Objective: Lines that hold the word "with" should be located and copied.

Dataset extract:
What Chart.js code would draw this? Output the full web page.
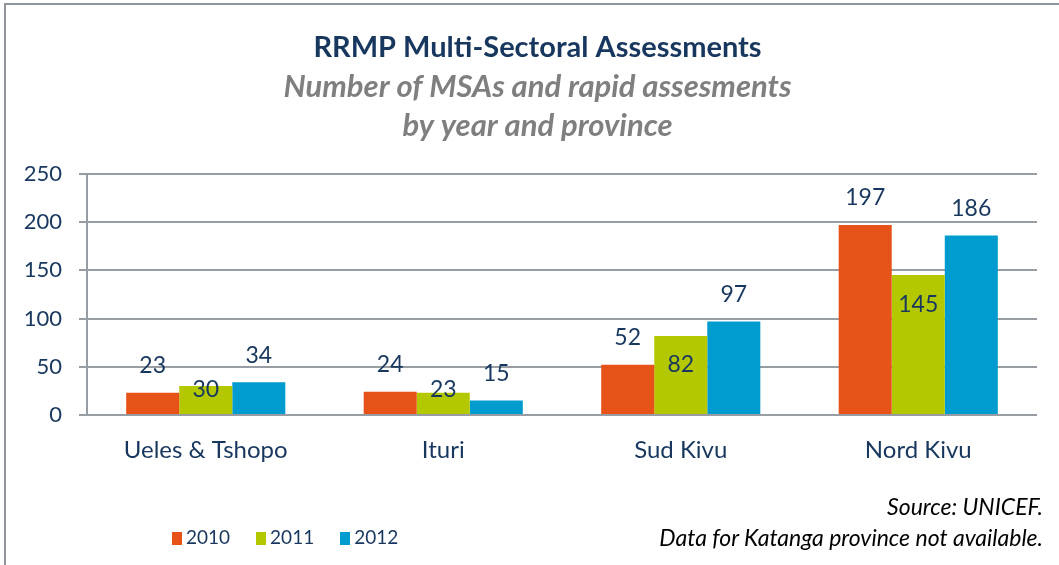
<!DOCTYPE html>
<html>
<head>
<meta charset="utf-8">
<script src="https://cdn.jsdelivr.net/npm/chart.js@4.4.0/dist/chart.umd.min.js"></script>
<style>
    html, body { margin: 0; padding: 0; background: #fff; }
    #wrap { position: relative; width: 1059px; height: 565px; overflow: hidden; font-family: Lato, "Noto Sans", sans-serif; }
    #frame { position: absolute; left: 4px; top: 3px; width: 1100px; height: 600px; border-left: 2px solid #8f959b; border-top: 2px solid #8f959b; }
    #chart { position: absolute; left: 0; top: 0; }
    #legend { position: absolute; left: 172px; top: 525px; font-size: 19px; color: #17375e; white-space: nowrap; }
    #legend span.item { display: inline-block; margin-right: 26px; }
    #legend span.box { display: inline-block; width: 10px; height: 13px; margin-right: 4px; vertical-align: -1px; }
    #source { position: absolute; right: 16px; top: 491px; font-size: 23px; font-style: italic; color: #000; text-align: right; line-height: 31px; }
</style>
</head>
<body>
<div id="wrap">
    <div id="frame"></div>
    <canvas id="chart" width="1097" height="565"></canvas>
    <div id="legend"></div>
    <div id="source">Source: UNICEF.<br>Data for Katanga province not available.</div>
</div>
<script>
// data
const provinces = ['Ueles & Tshopo', 'Ituri', 'Sud Kivu', 'Nord Kivu'];
const years = ['2010', '2011', '2012'];
const values2010 = [23, 24, 52, 197];
const values2011 = [30, 23, 82, 145];
const values2012 = [34, 15, 97, 186];
const yTicks = [0, 50, 100, 150, 200, 250];

const colors = ['#e65217', '#b4c800', '#009ccf'];
const navy = '#17375e';
const gridGray = '#979da3';
const fontFamily = 'Lato, "Noto Sans", sans-serif';

// 2011 labels sit inside the bar top, the others above it
const labelInside = [false, true, false];

const valueLabels = {
    id: 'valueLabels',
    afterDatasetsDraw(chart) {
        const ctx = chart.ctx;
        const base = chart.scales.y.getPixelForValue(0);
        ctx.save();
        ctx.font = '23px ' + fontFamily;
        ctx.fillStyle = navy;
        ctx.textAlign = 'center';
        ctx.textBaseline = 'middle';
        chart.data.datasets.forEach((ds, i) => {
            chart.getDatasetMeta(i).data.forEach((bar, j) => {
                let y;
                if (labelInside[i]) {
                    y = Math.min(bar.y + 29, base - 25);
                } else {
                    y = bar.y - 27;
                }
                ctx.fillText(String(ds.data[j]), bar.x, y);
            });
        });
        ctx.restore();
    }
};

const ctx = document.getElementById('chart').getContext('2d');
const chart = new Chart(ctx, {
    type: 'bar',
    data: {
        labels: provinces,
        datasets: [values2010, values2011, values2012].map((vals, i) => ({
            label: years[i],
            data: vals,
            backgroundColor: colors[i],
            borderWidth: 0,
            categoryPercentage: 0.67,
            barPercentage: 1.0
        }))
    },
    options: {
        responsive: false,
        animation: false,
        events: [],
        layout: {
            // canvas is wider than the page so the titles centre like the original
            padding: {left: 0, right: 22, top: 0, bottom: 90}
        },
        plugins: {
            legend: { display: false },
            tooltip: { enabled: false },
            title: {
                display: true,
                text: 'RRMP Multi-Sectoral Assessments',
                color: navy,
                font: { family: fontFamily, size: 29, weight: 'bold', lineHeight: 1.2 },
                padding: { top: 30, bottom: 3 }
            },
            subtitle: {
                display: true,
                text: ['Number of MSAs and rapid assesments', 'by year and province'],
                color: '#7f7f7f',
                font: { family: fontFamily, size: 31, weight: 'bold', style: 'italic', lineHeight: 1.258 },
                padding: { top: 0, bottom: 28 }
            }
        },
        scales: {
            x: {
                grid: { display: false, drawTicks: false },
                border: { display: false },
                ticks: {
                    color: navy,
                    padding: 21,
                    font: { family: fontFamily, size: 24 }
                },
                afterFit: function(scale) { scale.height = 60; }
            },
            y: {
                min: 0,
                max: 250,
                afterBuildTicks: function(scale) {
                    scale.ticks = yTicks.map(v => ({ value: v }));
                },
                grid: {
                    color: gridGray,
                    lineWidth: 2,
                    tickLength: 8
                },
                border: { color: gridGray, width: 2 },
                ticks: {
                    color: navy,
                    padding: 17,
                    font: { family: fontFamily, size: 22 }
                },
                afterFit: function(scale) { scale.width = 87; }
            },
            // empty spacer on the right, keeps the plot ending at the same place
            spacer: {
                type: 'linear',
                position: 'right',
                display: true,
                grid: { display: false, drawOnChartArea: false },
                border: { display: false },
                ticks: { display: false },
                afterFit: function(scale) { scale.width = 38; }
            }
        }
    },
    plugins: [valueLabels]
});

// legend built from the same series names and colours
const legendEl = document.getElementById('legend');
years.forEach((y, i) => {
    const item = document.createElement('span');
    item.className = 'item';
    item.innerHTML = '<span class="box" style="background:' + colors[i] + '"></span>' + y;
    legendEl.appendChild(item);
});
</script>
</body>
</html>
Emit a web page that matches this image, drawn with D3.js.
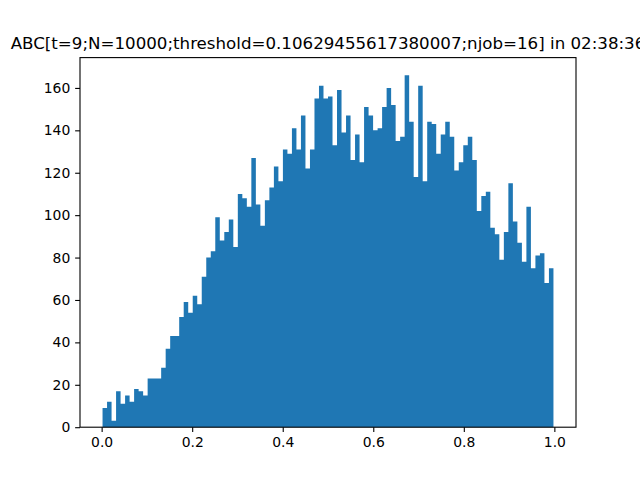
<!DOCTYPE html>
<html>
<head>
<meta charset="utf-8">
<script src="https://cdn.jsdelivr.net/npm/d3@7"></script>
<style>
  html, body { margin: 0; padding: 0; background: #fff; }
  svg { display: block; }
  text { font-family: "DejaVu Sans", sans-serif; fill: #000; }
</style>
</head>
<body>
<svg id="chart" width="640" height="480"></svg>
<script>
// ---- data ----
const titleText = "ABC[t=9;N=10000;threshold=0.10629455617380007;njob=16] in 02:38:36";
const binMin = 0.002;
const binMax = 0.998;
const binCounts = [
  9, 12, 3, 17, 11, 15, 12, 18, 17, 15,
  23, 23, 23, 28, 37, 43, 43, 52, 59, 54,
  62, 58, 71, 80, 83, 99, 88, 92, 98, 85,
  110, 108, 104, 127, 105, 95, 107, 113, 123, 116,
  131, 129, 141, 131, 147, 122, 131, 155, 161, 155,
  156, 133, 159, 139, 147, 126, 138, 125, 151, 147,
  140, 141, 151, 160, 152, 135, 137, 166, 144, 118,
  161, 116, 144, 143, 129, 138, 144, 137, 121, 125,
  133, 137, 126, 102, 109, 111, 94, 91, 79, 92,
  115, 97, 87, 78, 104, 75, 81, 82, 68, 75
];
const xTicks = [0.0, 0.2, 0.4, 0.6, 0.8, 1.0];
const yTicks = [0, 20, 40, 60, 80, 100, 120, 140, 160];

// ---- layout ----
const plotL = 80, plotR = 576, plotT = 57.6, plotB = 427.2;
const svg = d3.select("#chart");

const nb = binCounts.length;
const bw = (binMax - binMin) / nb;
const bins = binCounts.map((c, i) => ({ x0: binMin + i * bw, x1: binMin + (i + 1) * bw, count: c }));

const span = binMax - binMin;
const x = d3.scaleLinear()
  .domain([binMin - 0.05 * span, binMax + 0.05 * span])
  .range([plotL, plotR]);
const yMax = d3.max(binCounts) * 1.05;
const y = d3.scaleLinear().domain([0, yMax]).range([plotB, plotT]);

// bars: drawn as one path so adjacent bars have no antialiasing seams
const barPath = bins.map(d => {
  const x0 = x(d.x0), x1 = x(d.x1), y0 = y(0), y1 = y(d.count);
  return `M${x0},${y0}V${y1}H${x1}V${y0}Z`;
}).join("");
svg.append("path")
  .attr("d", barPath)
  .attr("fill", "#1f77b4")
  .attr("fill-rule", "nonzero");

// axes
const tickLen = 4.86;
const xAxis = d3.axisBottom(x).tickValues(xTicks).tickFormat(d3.format(".1f"))
  .tickSizeInner(tickLen).tickSizeOuter(0).tickPadding(4.86);
const yAxis = d3.axisLeft(y).tickValues(yTicks).tickFormat(d3.format("d"))
  .tickSizeInner(tickLen).tickSizeOuter(0).tickPadding(4.86);

const gx = svg.append("g").attr("transform", `translate(0,${plotB})`).call(xAxis);
const gy = svg.append("g").attr("transform", `translate(${plotL},0)`).call(yAxis);
[gx, gy].forEach(g => {
  g.select(".domain").remove();
  g.selectAll(".tick line").attr("stroke", "#000").attr("stroke-width", 1.1);
  g.selectAll(".tick text").attr("font-size", "13.9px").attr("font-family", "DejaVu Sans, sans-serif").attr("fill", "#000");
});

// spines
svg.append("rect")
  .attr("x", plotL).attr("y", plotT)
  .attr("width", plotR - plotL).attr("height", plotB - plotT)
  .attr("fill", "none").attr("stroke", "#000").attr("stroke-width", 1.1);

// title
svg.append("text")
  .attr("x", (plotL + plotR) / 2)
  .attr("y", plotT - 8.33)
  .attr("text-anchor", "middle")
  .attr("font-size", "16.67px")
  .text(titleText);
</script>
</body>
</html>
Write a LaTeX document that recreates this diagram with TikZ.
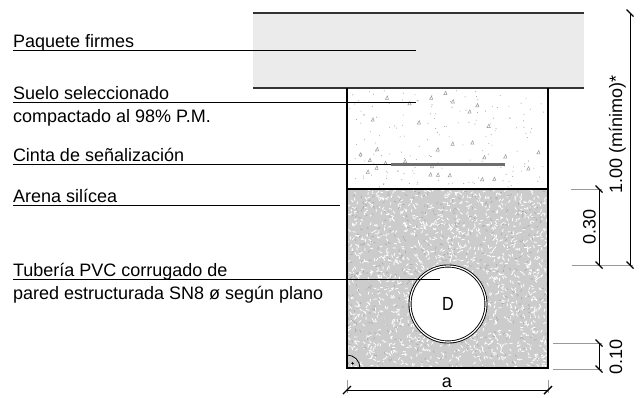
\documentclass[tikz,border=0pt]{standalone}
\usepackage{fontspec}
\setmainfont{Liberation Sans}
\newfontfamily\narrowfont{Liberation Sans}[FakeStretch=0.85]
\definecolor{pave}{HTML}{EBEBEB}
\definecolor{sand}{HTML}{CCCCCC}
\definecolor{sanddark}{HTML}{AAAAAA}
\definecolor{cinta}{HTML}{6E6E6E}
\begin{document}
\begin{tikzpicture}[x=1pt,y=-1pt,
  every node/.style={inner sep=0pt, outer sep=0pt},
  lbl/.style={anchor=base west, font=\fontsize{18}{21}\selectfont},
  leader/.style={line width=0.8pt, black},
  wall/.style={line width=1.3pt, black},
  pavel/.style={line width=1.5pt, black!80},
  ext/.style={line width=0.8pt, black!40},
  dimline/.style={line width=0.9pt, black},
  tick/.style={line width=1.4pt, black},
  dimtxt/.style={rotate=90, anchor=base, font=\fontsize{18}{21}\selectfont}]
\useasboundingbox (0,0) rectangle (643,397);
% pavement
\fill[pave] (253,13) rectangle (584,88);
\draw[pavel] (253,13) -- (584,13);
\draw[pavel] (253,88) -- (584,88);
% suelo texture
\begin{scope}
\clip (348,89) rectangle (547,188);
\pgfmathsetseed{7}
\foreach \i in {1,...,170}{
  \pgfmathsetmacro\rx{349+rnd*197}
  \pgfmathsetmacro\ry{90+rnd*97}
  \fill[black!35] (\rx,\ry) circle[radius=0.55];
}
\foreach \i in {1,...,30}{
  \pgfmathsetmacro\rx{350+rnd*192}
  \pgfmathsetmacro\ry{93+rnd*92}
  \draw[black!40, line width=0.5pt] (\rx,\ry) -- ++(3.2,0) -- ++(-1.2,-3.4) -- cycle;
}
\end{scope}
% sand
\fill[sand] (347,189) rectangle (548,368);
\begin{scope}
\clip (347,189) rectangle (548,368);
\pgfmathsetseed{11}
\foreach \i in {1,...,1400}{
  \pgfmathsetmacro\rx{347+rnd*201}
  \pgfmathsetmacro\ry{189+rnd*179}
  \pgfmathsetmacro\ra{rnd*180}
  \draw[white, line width=0.8pt] (\rx,\ry) -- ++(\ra:3);
}
\foreach \i in {1,...,500}{
  \pgfmathsetmacro\rx{347+rnd*201}
  \pgfmathsetmacro\ry{189+rnd*179}
  \pgfmathsetmacro\ra{rnd*180}
  \draw[sanddark, line width=0.6pt] (\rx,\ry) -- ++(\ra:2.5);
}
\end{scope}
% cinta
\coordinate (cA) at (391,164);
\coordinate (cB) at (505,164);
\draw[line width=3pt, cinta] (cA) -- (cB);
% trench walls
\draw[wall] (347,88) -- (347,368) -- (548,368) -- (548,88);
\draw[wall] (347,189) -- (548,189);
% pipe
\node[circle, minimum size=76pt, fill=white, draw, line width=0.9pt,
      double=white, double distance=1.2pt,
      font=\narrowfont\fontsize{19}{22}\selectfont] (pipe) at (448,304) {D};
% right angle mark
\draw[line width=0.8pt] (360,368) .. controls (360,360.8) and (354.2,355) .. (347,355);
\fill (352.6,363.4) circle[radius=1.3];
% labels and leaders
\node[lbl] (l1) at (13,47) {Paquete firmes};
\coordinate (l1a) at (13,50); \coordinate (l1b) at (416,50);
\draw[leader] (l1a) -- (l1b);
\node[lbl] (l2) at (13,99.5) {Suelo seleccionado};
\node[lbl] (l2b) at (13,122) {compactado al 98\% P.M.};
\coordinate (l2a) at (13,102); \coordinate (l2c) at (416,102);
\draw[leader] (l2a) -- (l2c);
\node[lbl] (l3) at (13,161) {Cinta de señalización};
\coordinate (l3a) at (13,164);
\draw[leader] (l3a) -- (cA);
\node[lbl] (l4) at (13,202) {Arena silícea};
\coordinate (l4a) at (13,205); \coordinate (l4b) at (340,205);
\draw[leader] (l4a) -- (l4b);
\node[lbl] (l5) at (13,276) {Tubería PVC corrugado de};
\node[lbl] (l5b) at (13,299) {pared estructurada SN8 ø según plano};
\coordinate (l5a) at (13,279); \coordinate (l5c) at (440,279);
\draw[leader] (l5a) -- (l5c);
% dimensions
\coordinate (aL) at (347,390); \coordinate (aR) at (548,390);
\draw[ext] (347,380) -- (347,393);
\draw[ext] (548,380) -- (548,393);
\draw[dimline] (aL) -- (aR);
\draw[tick] (aL) ++(-4,4) -- ++(8,-8);
\draw[tick] (aR) ++(-4,4) -- ++(8,-8);
\node[anchor=base, font=\fontsize{18}{21}\selectfont] (ta) at (447,387) {a};
% 0.10
\coordinate (d10a) at (599,343); \coordinate (d10b) at (599,369);
\draw[ext] (553,343) -- (602,343);
\draw[ext] (553,369) -- (602,369);
\draw[dimline] (d10a) -- (d10b);
\draw[tick] (d10a) ++(-3.5,-3.5) -- ++(7,7);
\draw[tick] (d10b) ++(-3.5,-3.5) -- ++(7,7);
\node[dimtxt] (t10) at (622,357) {0.10};
% 0.30
\coordinate (d30a) at (599,189); \coordinate (d30b) at (599,265);
\draw[ext] (571,189) -- (602,189);
\draw[ext] (572,265) -- (633,265);
\draw[dimline] (d30a) -- (d30b);
\draw[tick] (d30a) ++(-3.5,-3.5) -- ++(7,7);
\draw[tick] (d30b) ++(-3.5,-3.5) -- ++(7,7);
\node[dimtxt] (t30) at (595.5,227) {0.30};
% 1.00
\coordinate (d100a) at (630,13); \coordinate (d100b) at (630,265);
\draw[dimline] (d100a) -- (d100b);
\draw[tick] (d100a) ++(-3.5,-3.5) -- ++(7,7);
\draw[tick] (d100b) ++(-3.5,-3.5) -- ++(7,7);
\node[dimtxt] (t100) at (622,134) {1.00 (mínimo)*};
\end{tikzpicture}
\end{document}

Solution to this problem:
Emit a web page that matches this image, drawn with D3.js.
Write a LaTeX document that recreates this diagram with TikZ.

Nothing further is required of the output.